--- Start Raw data ---
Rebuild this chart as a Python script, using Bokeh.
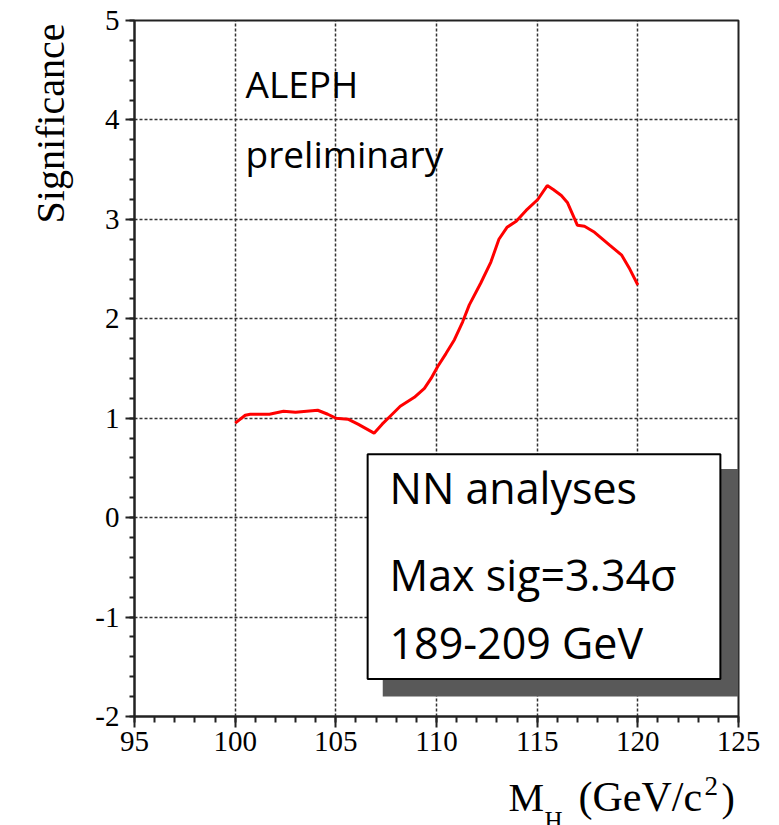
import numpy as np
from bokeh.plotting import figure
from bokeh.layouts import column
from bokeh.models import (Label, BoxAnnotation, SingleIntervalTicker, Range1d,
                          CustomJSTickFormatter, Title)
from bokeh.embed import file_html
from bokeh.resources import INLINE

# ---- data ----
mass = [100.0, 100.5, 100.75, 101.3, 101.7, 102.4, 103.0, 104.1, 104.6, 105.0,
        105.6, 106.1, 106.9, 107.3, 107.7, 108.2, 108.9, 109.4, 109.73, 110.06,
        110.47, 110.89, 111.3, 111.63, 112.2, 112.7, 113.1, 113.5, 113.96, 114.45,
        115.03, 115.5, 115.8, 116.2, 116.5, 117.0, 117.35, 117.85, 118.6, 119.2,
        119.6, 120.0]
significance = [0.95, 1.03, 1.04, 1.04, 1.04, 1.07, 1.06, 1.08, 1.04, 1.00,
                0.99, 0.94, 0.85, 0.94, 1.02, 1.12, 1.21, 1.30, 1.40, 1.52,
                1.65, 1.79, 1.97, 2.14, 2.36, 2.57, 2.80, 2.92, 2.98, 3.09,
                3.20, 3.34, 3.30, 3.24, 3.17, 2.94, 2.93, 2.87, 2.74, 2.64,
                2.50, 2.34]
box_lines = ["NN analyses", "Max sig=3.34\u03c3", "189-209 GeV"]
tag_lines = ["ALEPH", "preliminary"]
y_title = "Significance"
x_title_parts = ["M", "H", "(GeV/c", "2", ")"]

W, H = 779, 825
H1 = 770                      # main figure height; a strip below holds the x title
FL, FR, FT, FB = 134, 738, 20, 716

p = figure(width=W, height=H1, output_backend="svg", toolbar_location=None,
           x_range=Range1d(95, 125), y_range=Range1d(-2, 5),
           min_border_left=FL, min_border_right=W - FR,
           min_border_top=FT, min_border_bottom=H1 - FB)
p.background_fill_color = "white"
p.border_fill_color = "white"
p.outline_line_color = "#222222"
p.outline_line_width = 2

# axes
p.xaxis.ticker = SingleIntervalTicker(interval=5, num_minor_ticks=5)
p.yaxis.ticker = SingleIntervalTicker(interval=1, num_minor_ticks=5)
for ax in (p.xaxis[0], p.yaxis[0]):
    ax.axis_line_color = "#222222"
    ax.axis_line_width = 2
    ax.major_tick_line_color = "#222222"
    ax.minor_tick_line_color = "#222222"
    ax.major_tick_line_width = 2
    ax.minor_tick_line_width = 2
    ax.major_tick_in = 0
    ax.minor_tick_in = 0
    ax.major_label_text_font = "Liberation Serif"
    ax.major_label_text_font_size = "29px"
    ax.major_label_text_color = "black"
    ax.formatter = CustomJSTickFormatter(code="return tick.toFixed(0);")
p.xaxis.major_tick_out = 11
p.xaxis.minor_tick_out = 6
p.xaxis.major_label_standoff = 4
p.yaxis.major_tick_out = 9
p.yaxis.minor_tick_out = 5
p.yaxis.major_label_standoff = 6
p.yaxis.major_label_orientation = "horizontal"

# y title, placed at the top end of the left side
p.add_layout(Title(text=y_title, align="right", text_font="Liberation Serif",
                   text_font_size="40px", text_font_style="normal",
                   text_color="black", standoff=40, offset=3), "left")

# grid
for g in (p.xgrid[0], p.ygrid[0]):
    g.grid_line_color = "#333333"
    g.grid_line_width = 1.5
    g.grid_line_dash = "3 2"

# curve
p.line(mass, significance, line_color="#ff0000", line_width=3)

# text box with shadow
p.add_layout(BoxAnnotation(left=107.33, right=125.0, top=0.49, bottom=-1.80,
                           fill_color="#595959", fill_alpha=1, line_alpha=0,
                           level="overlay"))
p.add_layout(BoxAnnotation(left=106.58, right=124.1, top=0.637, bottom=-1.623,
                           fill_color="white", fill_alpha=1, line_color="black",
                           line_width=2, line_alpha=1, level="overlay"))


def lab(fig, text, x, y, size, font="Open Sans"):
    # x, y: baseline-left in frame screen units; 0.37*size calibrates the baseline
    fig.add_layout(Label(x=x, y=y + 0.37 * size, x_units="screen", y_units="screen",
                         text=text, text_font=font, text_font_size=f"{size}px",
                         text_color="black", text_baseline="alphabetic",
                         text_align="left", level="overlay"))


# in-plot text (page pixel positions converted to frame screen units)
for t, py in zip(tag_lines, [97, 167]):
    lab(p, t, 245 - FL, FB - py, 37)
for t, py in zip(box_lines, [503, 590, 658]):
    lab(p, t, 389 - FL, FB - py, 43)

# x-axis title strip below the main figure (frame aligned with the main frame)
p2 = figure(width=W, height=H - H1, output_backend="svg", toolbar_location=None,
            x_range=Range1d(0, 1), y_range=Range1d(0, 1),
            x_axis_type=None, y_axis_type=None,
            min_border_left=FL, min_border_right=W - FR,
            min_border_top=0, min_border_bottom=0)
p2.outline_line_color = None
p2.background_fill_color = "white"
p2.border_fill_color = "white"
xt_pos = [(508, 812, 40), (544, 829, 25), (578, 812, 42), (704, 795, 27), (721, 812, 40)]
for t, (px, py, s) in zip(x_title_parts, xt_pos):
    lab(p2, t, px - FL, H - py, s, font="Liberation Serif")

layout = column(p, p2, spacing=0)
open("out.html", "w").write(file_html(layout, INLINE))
--- End Raw data ---
**Your instructions**
Reproduce the material above exactly, first line through the line that contains "from bokeh.resources import INLINE", minus the pictures.

**Response**
Rebuild this chart as a Python script, using Bokeh.
import numpy as np
from bokeh.plotting import figure
from bokeh.layouts import column
from bokeh.models import (Label, BoxAnnotation, SingleIntervalTicker, Range1d,
                          CustomJSTickFormatter, Title)
from bokeh.embed import file_html
from bokeh.resources import INLINE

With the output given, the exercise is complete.